Saturday, March 4, 2017

WASN'T THERE A TIME WHEN Republicans were going to be a regional party? Now we see some evidence that the Democrats are becoming a regional party. Why?
In 2016, Hillary Clinton won the popular vote by 2.87 million votes. Even if she had won the presidency, her performance would have marked another steep decline in Democrats’ margin of victory, down a whopping 66 percent from 2008. It would have been the narrowest popular vote margin of any winning candidate since the 2000 election.

However, Clinton’s popular vote lead came overwhelmingly from densely populated and left-leaning states like California. Relative to Barack Obama, she underperformed in key midwestern states, ultimately losing the Electoral College by 74 votes and costing the Democrats the White House.

To better understand this loss, I turned to exit polls, surveys of voters taken directly after voting. Exit polls are a great resource for understanding why a Democratic majority has failed to emerge over the last 10 years.
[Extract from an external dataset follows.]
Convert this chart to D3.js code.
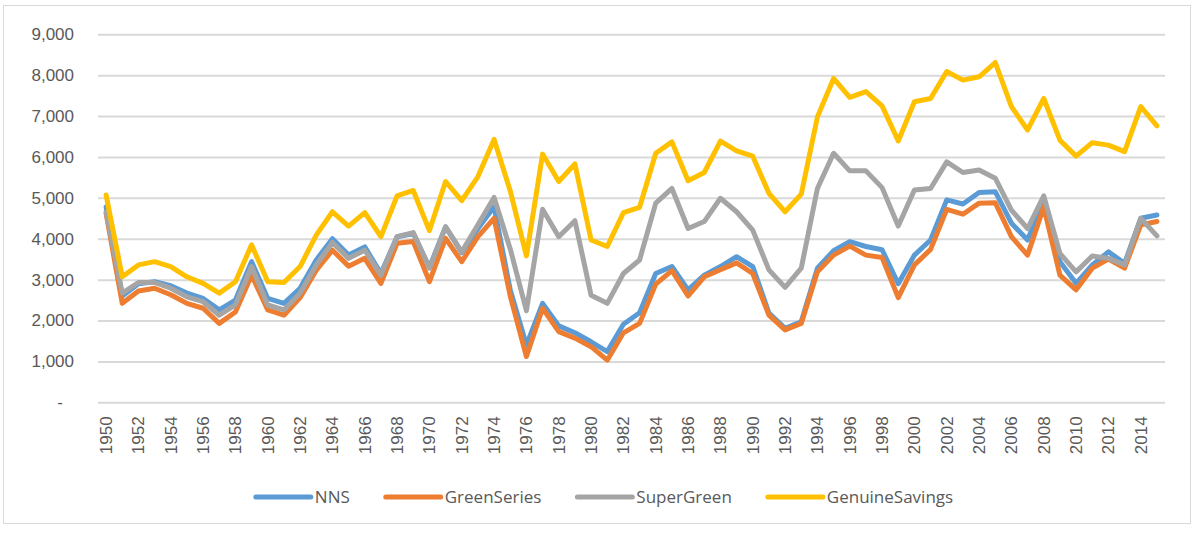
<!DOCTYPE html>
<html>
<head>
<meta charset="utf-8">
<style>
  body { margin: 0; background: #fff; }
  svg { font-family: "Open Sans", sans-serif; }
  .tick text { fill: #595959; }
</style>
</head>
<body>
<script src="https://d3js.org/d3.v7.min.js"></script>
<div id="chart"></div>
<script>

var years = d3.range(1950, 2016);

var nns = [4780, 2600, 2900, 2950, 2850, 2670, 2540, 2260, 2500, 3440, 2540, 2420, 2790, 3480, 4000,
  3600, 3800, 3150, 4050, 4130, 3300, 4290, 3660, 4250, 4780, 2750, 1400, 2420, 1870, 1700, 1480, 1240,
  1910, 2190, 3150, 3320, 2750, 3110, 3320, 3560, 3320, 2180, 1810, 1970, 3280, 3710, 3930, 3810, 3730, 2900,
  3600, 3970, 4950, 4850, 5130, 5150, 4380, 3970, 4950, 3440, 2910, 3360, 3680, 3400, 4500, 4580];

var greenSeries = [4620, 2420, 2720, 2790, 2630, 2420, 2300, 1930, 2210, 3110, 2260, 2130, 2560, 3230, 3720,
  3330, 3520, 2910, 3890, 3930, 2950, 4010, 3440, 4050, 4500, 2600, 1120, 2300, 1730, 1570, 1360, 1030,
  1700, 1930, 2890, 3220, 2600, 3070, 3240, 3410, 3150, 2130, 1770, 1930, 3190, 3600, 3820, 3600, 3540, 2560,
  3360, 3740, 4720, 4600, 4870, 4880, 4050, 3600, 4780, 3110, 2750, 3280, 3500, 3280, 4340, 4420];

var superGreen = [4660, 2670, 2930, 2930, 2790, 2580, 2460, 2130, 2380, 3320, 2380, 2260, 2670, 3360, 3910,
  3520, 3720, 3110, 4050, 4150, 3280, 4290, 3680, 4340, 5010, 3750, 2240, 4720, 4050, 4440, 2620, 2420,
  3150, 3480, 4870, 5230, 4250, 4420, 4990, 4660, 4210, 3240, 2810, 3280, 5230, 6090, 5660, 5660, 5250, 4310,
  5190, 5230, 5880, 5620, 5680, 5480, 4700, 4250, 5050, 3640, 3190, 3580, 3520, 3360, 4500, 4070];

var genuineSavings = [5070, 3070, 3360, 3440, 3320, 3070, 2910, 2670, 2950, 3850, 2950, 2930, 3320, 4090, 4660,
  4310, 4640, 4050, 5050, 5180, 4200, 5400, 4930, 5520, 6430, 5170, 3580, 6070, 5400, 5830, 3970, 3810,
  4640, 4770, 6090, 6370, 5420, 5620, 6390, 6150, 6020, 5110, 4660, 5090, 6980, 7920, 7460, 7600, 7250, 6390,
  7350, 7430, 8090, 7880, 7960, 8310, 7230, 6660, 7430, 6410, 6020, 6350, 6290, 6130, 7230, 6760];

var seriesNames = ["NNS", "GreenSeries", "SuperGreen", "GenuineSavings"];
var seriesColors = ["#5B9BD5", "#ED7D31", "#A5A5A5", "#FFC000"];
var yTicks = [0, 1000, 2000, 3000, 4000, 5000, 6000, 7000, 8000, 9000];
var xTicks = years.filter(function(y) { return (y - 1950) % 2 === 0; });

var W = 1195, H = 534;
var plotLeft = 98, plotRight = 1165, plotTop = 34.3, plotBottom = 402.3;

var svg = d3.select("#chart").append("svg")
  .attr("width", W).attr("height", H);

svg.append("rect")
  .attr("x", 3.5).attr("y", 5.5)
  .attr("width", 1187).attr("height", 518)
  .attr("fill", "#fff").attr("stroke", "#D9D9D9").attr("stroke-width", 1);

var x = d3.scaleBand().domain(years).range([plotLeft, plotRight]);
var y = d3.scaleLinear().domain([0, 9000]).range([plotBottom, plotTop]);
var cx = function(yr) { return x(yr) + x.bandwidth() / 2; };

// y axis + gridlines
var yAxis = svg.append("g")
  .attr("transform", "translate(" + plotLeft + ",0)")
  .call(d3.axisLeft(y)
    .tickValues(yTicks)
    .tickSize(-(plotRight - plotLeft))
    .tickPadding(24)
    .tickFormat(function(d) { return d === 0 ? "-" : d3.format(",")(d); }));
yAxis.select(".domain").remove();
yAxis.selectAll(".tick line").attr("stroke", "#D9D9D9").attr("stroke-width", 2);
yAxis.selectAll(".tick text")
  .style("font-size", "17px")
  .attr("dx", function(d) { return d === 0 ? -11 : 0; });

// x axis labels
var xAxis = svg.append("g")
  .attr("transform", "translate(0," + plotBottom + ")")
  .call(d3.axisBottom(x).tickValues(xTicks).tickSize(0));
xAxis.select(".domain").remove();
xAxis.selectAll(".tick text")
  .style("font-size", "17px")
  .style("text-anchor", "end")
  .attr("transform", "rotate(-90)")
  .attr("x", -14)
  .attr("y", 0)
  .attr("dy", "0.35em");

// lines
var allSeries = [nns, greenSeries, superGreen, genuineSavings];
var line = d3.line()
  .x(function(d, i) { return cx(years[i]); })
  .y(function(d) { return y(d); });

svg.selectAll(".series")
  .data(allSeries)
  .enter()
  .append("path")
    .attr("class", "series")
    .attr("d", line)
    .attr("fill", "none")
    .attr("stroke", function(d, i) { return seriesColors[i]; })
    .attr("stroke-width", 5)
    .attr("stroke-linejoin", "round")
    .attr("stroke-linecap", "round");

// legend
var legend = svg.append("g");
var lx = 0;
seriesNames.forEach(function(name, i) {
  var g = legend.append("g").attr("transform", "translate(" + lx + ",0)");
  g.append("line")
    .attr("x1", 3).attr("x2", 58).attr("y1", 0).attr("y2", 0)
    .attr("stroke", seriesColors[i]).attr("stroke-width", 5)
    .attr("stroke-linecap", "round");
  var t = g.append("text")
    .attr("x", 62).attr("y", 0).attr("dy", "0.35em")
    .style("font-size", "17px").attr("fill", "#595959")
    .text(name);
  lx += 62 + t.node().getComputedTextLength() + 33;
});
var lw = lx - 33;
legend.attr("transform", "translate(" + (603 - lw / 2) + ",497)");

</script>
</body>
</html>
They are specifically designed to help pundits and analysts make sense of electoral outcomes and produce narrative frames.
 But here’s the rub: Republicans actually don’t need to outright win – or even come close to winning – any of these demographic categories in order to come out ahead. If minority turnout is low, Republicans win. If Democrats fail to capture 2012 levels of black, Hispanic and Asian votes, they lose. It doesn’t really matter if lost votes go to Republicans or independents – the outcome is the same.